Is half decent, good intentions on the design and good to see someone designing in section but i agree horrible details and bad executed! If you get a project like this you should find reliable help to finish the product with a high note
I think we should all learn from our mistakes and I'm sure the designers have learn their lesson hopefully their next project will show some built experience

aw · April 24, 2009

This great design could not have happened without the experience and skills of builder, Mike McGillion.

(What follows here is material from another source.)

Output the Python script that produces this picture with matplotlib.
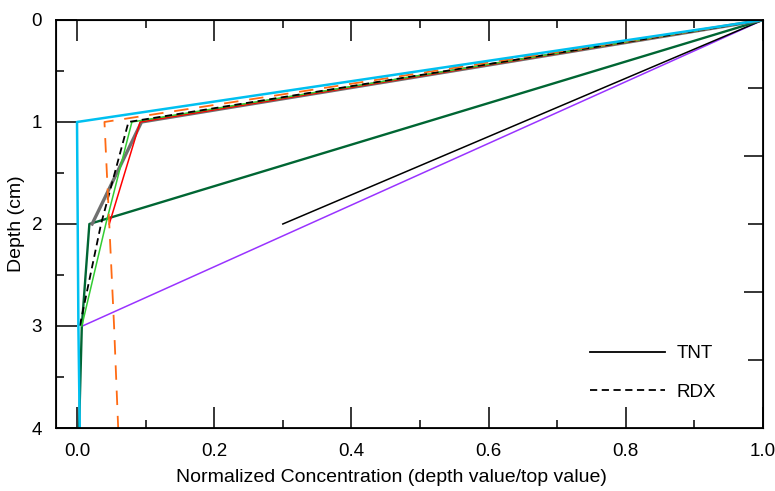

Props to Mike for pushing against the Whistler establishment !
Not only is it a great space; But across the street, when the valley gets a lot of snow, there's some fun little lines that form on the rocks.

bothands · April 24, 2009

Come on, people are criticizing the lack of built work or detailing experience? Every architect should be so lucky to have such a badass first built project. I was pretty impressed with this house when I first saw it, and still am - glad that ArchDaily covered it, albeit a bit belatedly.

Jason · April 23, 2009

The influence I see is definitely OMA/Koolhaas. I like it. That said, I agree about the detailing and general lack of experience with built projects.

tony · April 23, 2009

Case is okay to look old but it looks like an old ikea furniture: modern yet old due to the poor construction details otherwise great design it reminds of a recent student graduate project or someone who has not built much!

Case · April 23, 2009

I like that it looks old and worn already... Looks like you were just walking through the woods and found it.

tony · April 23, 2009

beautiful design and great section but poorly detailed
it looks like 150 year old house already!

Dan · April 23, 2009

slightly reminds me of Falling Water by Frank Llloyd Wright. I think its how it sits ito the hillside. Like it!

Case · April 23, 2009

What a great space, and nicely placed/oriented on the site. I also like some of the unconventional details like the hallway-sized door without jambs.

freddy wulf · April 23, 2009


Javier Rosa · April 23, 2009

Architecture is about improving landscape, not destroying it!

gordon · April 30, 2011 09:43 AM

you mean like the roads of the subdivision do?

or you mean like the typical ski house in any mountain resort does?